No descubro nada subrayando la relevancia del cine en la pedagogía y sé muy bien de la muchas iniciativas que incorporan el cine como “recurso didáctico”. Lo que aquí se propone, sin embargo, es algo distinto.
Desde las tradiciones críticas y postcríticas hemos visto al curriculum no tanto como la reproducción de una cultura estática y heredada sino como la posibilidad de construir significados propios a partir del aprendizaje de la lectura crítica de la realidad. Significados que contribuyan a la posibilidad de una sociedad más justa, equitativa y solidaria. Significados “que nos inspiren un nuevo modo de pensar y nos inciten a descubrir quiénes somos en una sociedad que se quiera más a sí misma” para decirlo con las palabras de García Márquez. El cine, como experiencia cultural y como práctica de significación, puede ser una estrategia curricular para esa construcción. En el cine, como una manifestación privilegiada de la cultura popular, se entrecruzan prácticas de significación, identidad social y poder, un auténtico dispositivo curricular en tanto que forjador de identidades.
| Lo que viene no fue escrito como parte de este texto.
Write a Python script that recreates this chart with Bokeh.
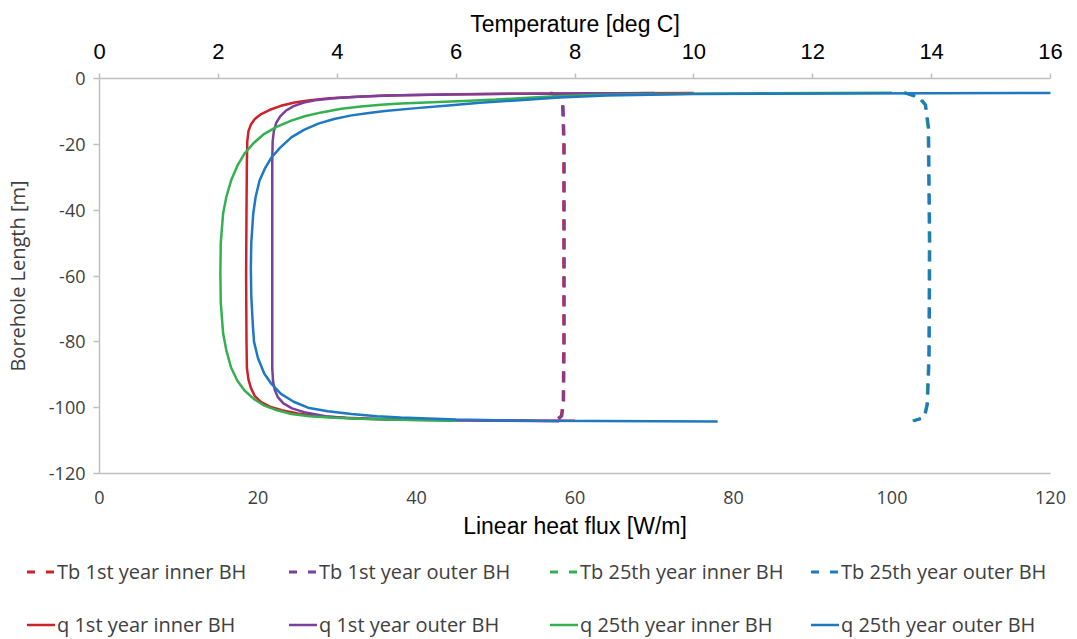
from bokeh.plotting import figure
from bokeh.models import Range1d, LinearAxis, FixedTicker, Div
from bokeh.layouts import column
from bokeh.embed import file_html
from bokeh.resources import INLINE

# ---------------- data ----------------
# Borehole wall temperatures [deg C] vs depth [m]  (top axis)
tb1_inner_T = [7.58, 7.73, 7.79, 7.81, 7.81, 7.81, 7.80, 7.77, 7.68]
tb1_inner_z = [-4.4, -5.5, -8.0, -20.0, -50.0, -80.0, -98.0, -102.5, -103.8]
tb1_outer_T = [7.60, 7.75, 7.80, 7.82, 7.82, 7.82, 7.81, 7.78, 7.70]
tb1_outer_z = [-4.4, -5.5, -8.0, -20.0, -50.0, -80.0, -98.0, -102.5, -103.8]
tb25_inner_T = [13.53, 13.78, 13.89, 13.94, 13.96, 13.95, 13.92, 13.87, 13.68]
tb25_inner_z = [-4.3, -5.8, -8.0, -15.0, -50.0, -85.0, -99.0, -103.0, -104.0]
tb25_outer_T = [13.55, 13.80, 13.90, 13.95, 13.97, 13.96, 13.93, 13.88, 13.70]
tb25_outer_z = [-4.3, -5.8, -8.0, -15.0, -50.0, -85.0, -99.0, -103.0, -104.0]

# Linear heat flux [W/m] vs depth [m]  (bottom axis)
q1_inner_q = [75, 52, 42, 36, 32, 29, 26.6, 24.6, 22.9, 21.5, 20.4, 19.6, 19.1, 18.8, 18.65,
              18.6, 18.55, 18.5, 18.55, 18.6, 18.8, 19.1, 19.6, 20.4, 21.5, 23, 25, 27.5,
              31, 36, 45, 60]
q1_inner_z = [-4.4, -4.6, -4.9, -5.2, -5.6, -6.0, -6.6, -7.3, -8.3, -9.5, -10.8, -12.3, -14,
              -16, -19, -25, -40, -60, -80, -88, -91.5, -94, -96.5, -98.3, -99.7, -100.8,
              -101.8, -102.6, -103.1, -103.5, -103.8, -104]
q1_outer_q = [70, 55, 45, 38, 33, 30, 27.5, 25.8, 24.5, 23.5, 22.8, 22.3, 22.0, 21.85, 21.8,
              21.8, 21.8, 21.8, 21.8, 21.9, 22.1, 22.5, 23.2, 24.3, 26, 28.5, 32, 38, 48, 58]
q1_outer_z = [-4.4, -4.6, -4.8, -5.1, -5.5, -5.9, -6.5, -7.3, -8.4, -9.8, -11.5, -13.5, -16,
              -19, -25, -40, -60, -80, -88, -92, -94.5, -96.8, -98.7, -100.2, -101.5,
              -102.6, -103.3, -103.7, -103.9, -104.1]
q25_inner_q = [100, 70, 62, 57, 53, 50, 46, 42, 38, 35.5, 33, 30.5, 28, 26, 24.2, 22.4, 20.8,
               19.5, 18.3, 17.4, 16.6, 16.0, 15.6, 15.3, 15.25, 15.3, 15.6, 16.0, 16.6, 17.4,
               18.3, 19.5, 20.8, 22.4, 24.2, 26.5, 29.6, 33, 38, 45]
q25_inner_z = [-4.3, -4.7, -5.0, -5.5, -6.0, -6.4, -6.8, -7.2, -7.6, -8.0, -8.5, -9.2, -10.3,
               -11.4, -12.8, -14.6, -16.8, -19.5, -22.8, -26.5, -31, -36, -41, -50, -59.3,
               -68, -77.5, -82.5, -87.8, -91.8, -94.8, -97.4, -99.4, -100.8, -101.9, -102.6,
               -103.1, -103.4, -103.7, -104]
q25_outer_q = [135, 75, 64, 58, 53, 48, 44, 40, 36, 34, 31.8, 29.6, 27.6, 25.8, 24.2, 22.8,
               21.7, 20.9, 20.2, 19.7, 19.4, 19.15, 19.1, 19.15, 19.35, 19.5, 20, 20.8, 21.7,
               22.9, 24.5, 26.3, 28.8, 31.8, 35, 38, 45, 55, 78]
q25_outer_z = [-4.3, -4.7, -5.2, -5.8, -6.6, -7.4, -8.2, -9.0, -9.9, -10.5, -11.2, -12.3, -13.7,
               -15.6, -17.9, -21, -24, -27.2, -31, -36, -41, -50, -57.5, -66, -75, -80, -85,
               -89.7, -92.8, -95.8, -98.2, -100, -101.1, -101.9, -102.6, -103, -103.6, -104,
               -104.2]

flux_ticks = [0, 20, 40, 60, 80, 100, 120]
temp_ticks = [0, 2, 4, 6, 8, 10, 12, 14, 16]
depth_ticks = [-120, -100, -80, -60, -40, -20, 0]

series_labels = ["Tb 1st year inner BH", "Tb 1st year outer BH", "Tb 25th year inner BH",
                 "Tb 25th year outer BH", "q 1st year inner BH", "q 1st year outer BH",
                 "q 25th year inner BH", "q 25th year outer BH"]

RED, PURPLE, GREEN, BLUE = "#CC2229", "#7B3F9E", "#33B150", "#1E78C2"
AX = "#BFBFBF"
DASH = "11 8"

p = figure(width=1072, height=553, x_range=Range1d(0, 120), y_range=Range1d(-120, 0),
           output_backend="svg", toolbar_location=None,
           x_axis_location=None, y_axis_location=None,
           min_border_left=98, min_border_right=22, min_border_top=78, min_border_bottom=80)
p.extra_x_ranges = {"temp": Range1d(0, 16)}
p.outline_line_color = None
for g in p.grid:
    g.visible = False

bottom = LinearAxis(ticker=FixedTicker(ticks=flux_ticks), axis_label="Linear heat flux [W/m]")
bottom.axis_line_color = AX
bottom.axis_line_width = 1.5
bottom.major_tick_out = 0
bottom.major_tick_in = 0
bottom.minor_tick_out = 0
bottom.minor_tick_in = 0
bottom.major_label_standoff = 17
bottom.major_label_text_font = "Open Sans"
bottom.major_label_text_font_size = "18px"
bottom.major_label_text_color = "#404040"
bottom.axis_label_text_font = "Liberation Sans"
bottom.axis_label_text_font_size = "23px"
bottom.axis_label_text_font_style = "normal"
bottom.axis_label_text_color = "black"
bottom.axis_label_standoff = 6
p.add_layout(bottom, "below")

top = LinearAxis(x_range_name="temp", ticker=FixedTicker(ticks=temp_ticks),
                 axis_label="Temperature [deg C]")
top.axis_line_color = AX
top.axis_line_width = 1.5
top.major_tick_line_color = AX
top.major_tick_line_width = 1.5
top.major_tick_out = 5
top.major_tick_in = 0
top.minor_tick_out = 0
top.minor_tick_in = 0
top.major_label_standoff = 15
top.major_label_text_font = "Liberation Sans"
top.major_label_text_font_size = "22px"
top.major_label_text_color = "black"
top.axis_label_text_font = "Liberation Sans"
top.axis_label_text_font_size = "23px"
top.axis_label_text_font_style = "normal"
top.axis_label_text_color = "black"
top.axis_label_standoff = 4
p.add_layout(top, "above")

left = LinearAxis(ticker=FixedTicker(ticks=depth_ticks), axis_label="Borehole Length [m]")
left.axis_line_color = AX
left.axis_line_width = 1.5
left.major_tick_line_color = AX
left.major_tick_line_width = 1.5
left.major_tick_out = 6
left.major_tick_in = 0
left.minor_tick_out = 0
left.minor_tick_in = 0
left.major_label_standoff = 8
left.major_label_overrides = {t: str(t) for t in depth_ticks}
left.major_label_text_font = "Open Sans"
left.major_label_text_font_size = "18px"
left.major_label_text_color = "#404040"
left.axis_label_text_font = "Open Sans"
left.axis_label_text_font_size = "20px"
left.axis_label_text_font_style = "normal"
left.axis_label_text_color = "#404040"
left.axis_label_standoff = 15
p.add_layout(left, "left")

p.line(tb1_inner_T, tb1_inner_z, x_range_name="temp", line_color=RED, line_width=3, line_dash=DASH)
p.line(tb1_outer_T, tb1_outer_z, x_range_name="temp", line_color=PURPLE, line_width=3, line_dash=DASH)
p.line(tb25_inner_T, tb25_inner_z, x_range_name="temp", line_color=GREEN, line_width=3, line_dash=DASH)
p.line(tb25_outer_T, tb25_outer_z, x_range_name="temp", line_color=BLUE, line_width=3, line_dash=DASH)
p.line(q1_inner_q, q1_inner_z, line_color=RED, line_width=2.5)
p.line(q1_outer_q, q1_outer_z, line_color=PURPLE, line_width=2.5)
p.line(q25_inner_q, q25_inner_z, line_color=GREEN, line_width=2.5)
p.line(q25_outer_q, q25_outer_z, line_color=BLUE, line_width=2.5)

# ---------------- legend strip (4 columns x 2 rows) ----------------
styles = [(RED, "8 11"), (PURPLE, "8 11"), (GREEN, "8 11"), (BLUE, "8 11"),
          (RED, None), (PURPLE, None), (GREEN, None), (BLUE, None)]
col_x = [27, 289, 550, 811]
row_y = [8, 61]
parts = []
for i, (lab, (c, d)) in enumerate(zip(series_labels, styles)):
    x = col_x[i % 4]
    y = row_y[i // 4]
    dash_attr = f' stroke-dasharray="{d}"' if d else ""
    sw = 3 if d else 2.5
    parts.append(
        f'<div style="position:absolute;left:{x}px;top:{y}px;height:22px;white-space:nowrap;">'
        f'<svg width="28" height="22" style="position:absolute;left:0;top:0;">'
        f'<line x1="0" y1="11" x2="28" y2="11" stroke="{c}" stroke-width="{sw}"{dash_attr}/></svg>'
        f'<span style="position:absolute;left:30px;top:0;line-height:22px;'
        f'font-family:\'Open Sans\';font-size:20px;color:#404040;">{lab}</span></div>'
    )
legend_html = ('<div style="position:relative;width:1072px;height:85px;margin:0;padding:0;">'
               + "".join(parts) + "</div>")
legend_div = Div(text=legend_html, width=1072, height=85, margin=0)

layout = column(p, legend_div, spacing=0)
open("out.html", "w").write(file_html(layout, INLINE))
Giroux lo decía así en su libro Placeres Inquietantes:
“Durante años, creí que la pedagogía era una disciplina desarrollada en torno a los estrechos imperativos de la escolarización pública. Y, sin embargo, mi identidad se ha forjado en gran medida fuera de la escuela. Películas, libros, periódicos, vídeos y música, de formas diferentes e importantes, contribuyeron a la configuración de mi política y mi vida más que mi educación formal, que siempre parecía relacionarse con los sueños de otros”.
Y creo que el currículum se entendería mejor sí en vez de circunscribirlo a una disciplina pedagógica institucionalizada en el ámbito de la escuela pudiéramos entenderlo tal como sugiere este mismo autor, como una posibilidad o dispositivo de la esfera pública en la que se habla, se intercambia información, se escucha y se siente, desde la que se van configurando las identidades, se construyen los deseos y se realizan los sueños. Aquí el cine, con su particular forma de decir, juega un relevante papel.